Put STAT 544 in the subject line when you send me e-mail (due to spam, I sometimes delete messages without reading them, based on the subject line).
Be sure to note that there is not a class meeting scheduled for Wed., November 24 (due to Thanksgiving recess).
Please do not leave long messages on my voice-mail. Always leave your phone number, if you want me to return your call, speaking slowly, even though you might have given it to me previously. I find it better to communicate with people in person or via e-mail --- phone tag is frustrating and sometimes the GMU voice-mail system doesn't work the way it is supposed to.
All homework should be on paper which is approximately 8.5 inches by 11 inches. All pages should be stapled in the upper left hand corner. All answers should be clearly indicated. (You need to choose one answer for each part. Draw a box around your final answers or highlight them in some way.) You should show adequate supporting work and not merely give answers (in most cases).
You are expected to familiarize yourself with the George Mason University honor code and abide by it. It is perfectly okay to seek assistance from others on any of the homework problems (except for extra credit problems, which may be occassionally assigned), but you should not turn in any work that is copied from someone else (and so you should be prepared to explain your solution to me if asked to do so). To further clarify, while it's okay to briefly discuss homework problems with other students, you should not look at another student's work while writing up your homework solutions. Nor should one student provide or explain most every step of his/her solution to another student.) It will be considered to be a violation of the honor code if you deviate from this rule concerning homework or if you give or receive aid on the exams.

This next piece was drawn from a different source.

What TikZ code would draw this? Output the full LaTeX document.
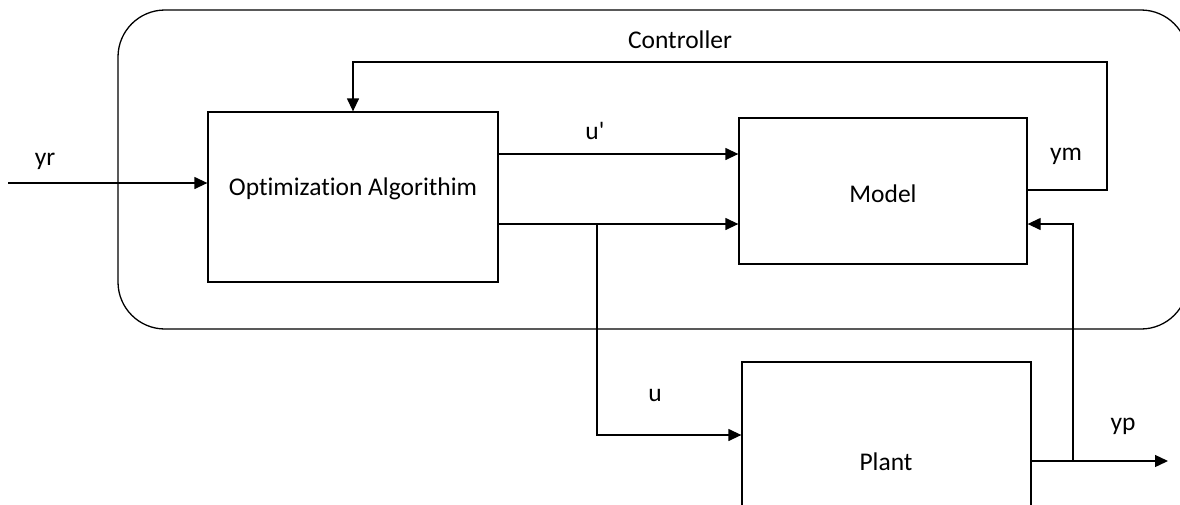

You are expected to take the final exam during the designated time slot; Incompletes will not be granted except under very unusual circumstances.
Please abide by the university policy that cell phone ringers be turned off while class is in session.
Please do not make a lot of noise eating during class --- if you feel that you must eat during class, please choose a soft candy bar rather than a bag of potato chips (since both the chips and the bag they come in tend to make too much noise when eaten and handled).
If you are a student with a disability and desire academic accommodations, please see me during the first two weeks of classes and contact the Office of Disability Services (ODS). All academic accommodations must be arranged through the ODS.
Any class meetings canceled by the university due to snow, sleet, power outage, bombing, etc. will be made up. If the university doesn't announce a make-up date, the lecture will be presented on the course Blackboard site.
With regard to bad weather, I will plan to teach class if the university is open and not teach it if the university is closed. So instead of calling or e-mailing me to find out if I plan to have class, just find out if the university is open or closed.
Caveat: The schedule and procedures described here for this course are subject to change (and it is the responsibility of students to attend all class meetings and keep themselves informed of any changes).